Have the ideal setup
Make sure you have great lighting and exceptional audio. Consider purchasing a ring light and a good pair of earbuds so there are no echoes or problems seeing your face clearly. If you’ll be using a phone for the video feed, make sure it’s on a stable surface or a tripod to keep it from shaking.
Test your setup
Most video platforms will let you test your audio and video set-up before “showtime.” Arrive at your workstation early so you can prepare accordingly. Once you’re live, don’t forget to unmute and be sure to greet your interview panel with a smile.
What to do after your interview
For video interviews, if you decide to don a formal top with your jammies as bottoms, wait until the session ends to hop up, launch into celebratory gestures or any other untoward behavior. For in-person interviews, don’t come out of character until you are far away from the interview site. In other words, keep your cool until the very end of the interview, then wait for news regarding the next step.
No matter the kind of interview you have, be sure to follow up and send a thank you note. If you are working with a recruiter, they may give you immediate feedback, otherwise, you may have to wait until management gives an update.
No matter the outcome, be sure to keep your interview skills fresh and your cover letters ready. The more you practice, the better you’ll get and the more likely you are to get the job offer you want.
Summary of Money's Guide on How to Prepare for an Interview
- Do your research - Leverage social media and platforms like Linkedin to look into the company and who you’re interviewing with.
- Consider why you want the job - With the time we spend each day at work, see whether the position is something you can be passionate about, for more reasons than just a paycheck.
- Analyze your strengths and weaknesses - This is a tried and true interview question, so be ready with a well-though out answe that’s both honest and is tailored to the position.
- Anticipate common interview questions - You don’t have to have pat answers to every question, but having an idea of what may be thrown at you can go a long way towards feeling calmer and more prepared.
- Prepare your own set of questions - It’s increasingly common for interviewer to leave a section of the interview open for questions from the potential candidate. While we provided a list of suggestions, think about what’s important to you and don’t be afraid to be creative (and professional).
- Watch your body language - Practicing in front of a mirror can alert you to any points you might want to improve on in your non-verbal communication.
- Practice with mock interviews - While you don’t have to roleplay with another actual person, a lot of people feel more confident once they’ve practiced a mock interview out loud.

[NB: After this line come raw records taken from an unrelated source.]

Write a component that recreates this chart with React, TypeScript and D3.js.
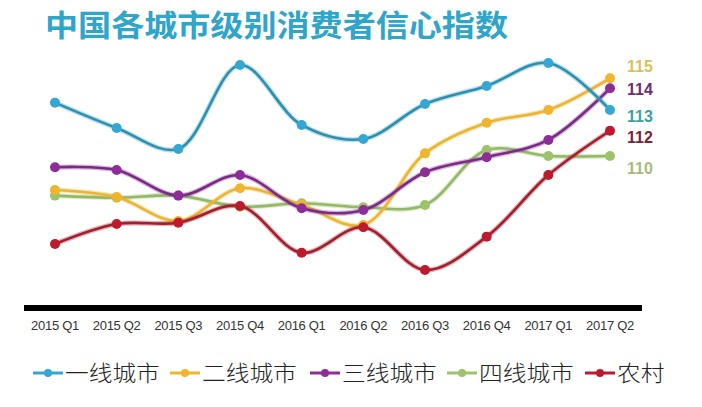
import React from "react";
import * as d3 from "d3";

const W = 702;
const H = 407;

const categories = [
  "2015 Q1", "2015 Q2", "2015 Q3", "2015 Q4", "2016 Q1",
  "2016 Q2", "2016 Q3", "2016 Q4", "2017 Q1", "2017 Q2",
];

const seriesNames = ["一线城市", "二线城市", "三线城市", "四线城市", "农村"];

const tier1 = [113.42, 111.79, 110.45, 115.83, 111.99, 111.09, 113.33, 114.49, 115.96, 112.95];
const tier2 = [107.82, 107.37, 105.83, 107.93, 106.86, 105.58, 110.17, 112.13, 112.95, 114.98];
const tier3 = [109.28, 109.10, 107.46, 108.78, 106.65, 106.54, 108.96, 109.92, 111.03, 114.34];
const tier4 = [107.46, 107.33, 107.46, 106.75, 106.97, 106.71, 106.86, 110.38, 110.0, 110.0];
const rural = [104.36, 105.64, 105.72, 106.79, 103.80, 105.43, 102.69, 104.83, 108.78, 111.62];

const endLabels = ["113", "115", "114", "110", "112"];

const colors = ["#34a7d2", "#f0b52c", "#8e2d97", "#9dc46c", "#be1a2e"];
const lineColors = ["#2e8fae", "#e9b534", "#7a2c84", "#93b868", "#a0202e"];
const labelColors = ["#3b9fa3", "#d6c15a", "#6b2f6e", "#a9ba78", "#7b2233"];
const labelY = [116, 66, 89, 168, 137];

const allSeries = [tier1, tier2, tier3, tier4, rural];

export default function App() {
  const x = d3.scalePoint<string>().domain(categories).range([55, 610]);
  const y = d3.scaleLinear().domain([110, 115]).range([156, 78]);
  const line = d3
    .line<number>()
    .x((_, i) => x(categories[i]) as number)
    .y((d) => y(d))
    .curve(d3.curveCatmullRom.alpha(0.5));

  const drawOrder = [3, 1, 2, 4, 0];

  const legendX = [33, 170, 310, 447, 585];

  return (
    <svg
      width={W}
      height={H}
      style={{ position: "absolute", left: 0, top: 0, background: "#fff" }}
    >
      <text
        x={45}
        y={36}
        fontFamily="'Noto Sans CJK SC', sans-serif"
        fontWeight="bold"
        fontSize={30}
        fill="#2ea5c9"
        textLength={463}
        lengthAdjust="spacingAndGlyphs"
      >
        中国各城市级别消费者信心指数
      </text>

      {drawOrder.map((si) => (
        <g key={si}>
          <path
            d={line(allSeries[si]) || ""}
            fill="none"
            stroke={colors[si]}
            strokeOpacity={0.35}
            strokeWidth={5}
          />
          <path
            d={line(allSeries[si]) || ""}
            fill="none"
            stroke={lineColors[si]}
            strokeWidth={2.6}
          />
          {allSeries[si].map((v, i) => (
            <circle
              key={i}
              cx={x(categories[i]) as number}
              cy={y(v)}
              r={5}
              fill={colors[si]}
            />
          ))}
        </g>
      ))}

      {endLabels.map((t, si) => (
        <text
          key={si}
          x={627}
          y={labelY[si]}
          dy="0.35em"
          fontFamily="'Liberation Sans', Arial, sans-serif"
          fontWeight="bold"
          fontSize={16}
          fill={labelColors[si]}
        >
          {t}
        </text>
      ))}

      <line x1={24} x2={642} y1={308} y2={308} stroke="#000" strokeWidth={6} />
      {categories.map((c) => (
        <text
          key={c}
          x={x(c) as number}
          y={330}
          textAnchor="middle"
          fontFamily="'Liberation Sans', Arial, sans-serif"
          fontSize={13}
          fill="#333"
          letterSpacing={-0.3}
        >
          {c}
        </text>
      ))}

      {seriesNames.map((n, si) => (
        <g key={n} transform={`translate(${legendX[si]},373)`}>
          <line x1={0} x2={30} y1={0} y2={0} stroke={colors[si]} strokeWidth={3} />
          <circle cx={15} cy={0} r={4} fill={colors[si]} />
          <text
            x={32}
            y={0}
            dy="0.36em"
            fontFamily="'Noto Sans CJK SC', sans-serif"
            fontSize={22}
            fontWeight={300}
            fill="#222"
            textLength={n.length * 23.7}
            lengthAdjust="spacingAndGlyphs"
          >
            {n}
          </text>
        </g>
      ))}
    </svg>
  );
}
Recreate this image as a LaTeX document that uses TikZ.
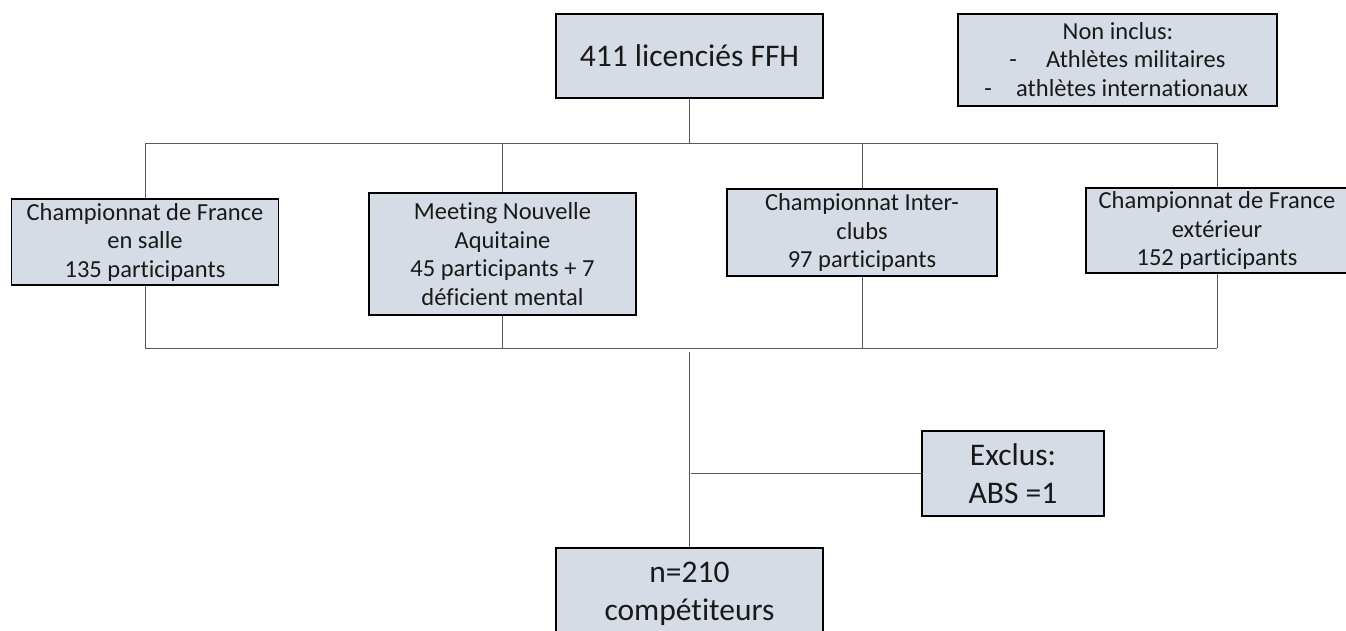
\documentclass[tikz,border=0pt]{standalone}
\usepackage{fontspec}
\setmainfont{Carlito}[Ligatures=NoCommon]
\definecolor{boxfill}{HTML}{D6DCE5}
\definecolor{linec}{HTML}{595959}
\begin{document}
\begin{tikzpicture}[x=1pt,y=-1pt,
  box/.style={draw=black, line width=1.3pt, fill=boxfill, inner sep=0pt, align=center, text=black!90},
  big/.style={font=\fontsize{31.5}{38}\selectfont},
  small/.style={font=\fontsize{24.5}{28.5}\selectfont},
  txt/.style={small, text=black!90, inner sep=0pt},
  conn/.style={draw=linec, line width=1pt}]
\useasboundingbox (0,0) rectangle (1346,630);
% top
\node[box,big,minimum width=267pt,minimum height=84pt] (top) at (689.5,56) {411 licenciés FFH};
% non inclus
\node[box,minimum width=319pt,minimum height=92pt] (non) at (1117.5,60) {};
\node[txt,anchor=base] (nt) at (1118,39) {Non inclus:};
\node[txt,anchor=base] (d1) at (1013,67.5) {-};
\node[txt,anchor=base west] (l1) at (1046,67.5) {Athlètes militaires};
\node[txt,anchor=base] (d2) at (988,96) {-};
\node[txt,anchor=base west] (l2) at (1016,96) {athlètes internationaux};
% four boxes
\node[box,small,minimum width=267pt,minimum height=86pt] (b1) at (145,242) {Championnat de France\\en salle\\135 participants};
\node[box,small,minimum width=267pt,minimum height=122pt] (b2) at (502.5,254) {Meeting Nouvelle\\Aquitaine\\45 participants + 7\\déficient mental};
\node[box,small,minimum width=270pt,minimum height=87pt] (b3) at (862,232.5) {Championnat Inter-\\clubs\\97 participants};
\node[box,small,minimum width=262pt,minimum height=85pt] (b4) at (1217,230.5) {Championnat de France\\extérieur\\152 participants};
% bottom boxes
\node[box,big,minimum width=182pt,minimum height=85pt] (ex) at (1013,473.5) {Exclus:\\ABS =1};
\node[box,big,minimum width=267pt,minimum height=92pt] (nb) at (689.5,594) {n=210\\compétiteurs};
% connectors
\coordinate (busT) at (689.5,143);
\coordinate (busB) at (689.5,348);
\coordinate (gap) at (689.5,352);
\coordinate (jx) at (691,473.5);
\draw[conn] (b1.north |- busT) -- (b4.north |- busT);
\draw[conn] (top.south) -- (busT);
\foreach \b in {b1,b2,b3,b4} {
  \draw[conn] (\b.north) -- (\b.north |- busT);
  \draw[conn] (\b.south) -- (\b.south |- busB);
}
\draw[conn] (b1.south |- busB) -- (b4.south |- busB);
\draw[conn] (gap) -- (nb.north);
\draw[conn] (jx) -- (ex.west);
\end{tikzpicture}
\end{document}
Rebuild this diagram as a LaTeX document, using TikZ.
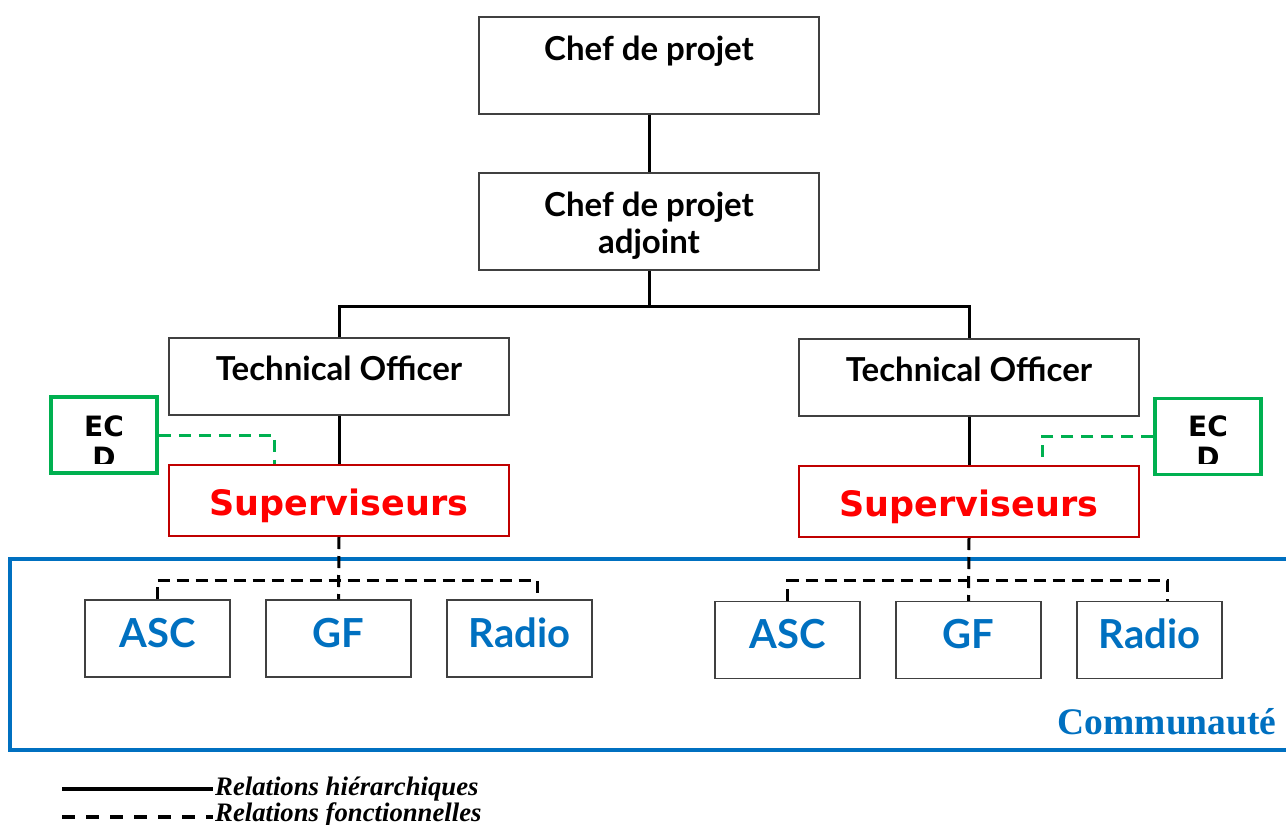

- Dress for success - First impressions are hard to get over, so try and put your best foot forward with your appearance.
- Bring copies of your resume - While you’ve already sent in a resume with the job application, hiring managers may not have it readily available. It makes everybody’s life easier if you come prepared with extra hard copies or can drop a link in the chat.
- Additional tips for video interviews - With the rise of remote work, video interviews have become more and more common - but they do require some extra prepwork.
- What to do after your interview - Send a thank you note to the interviewer/s, to leave a great impression.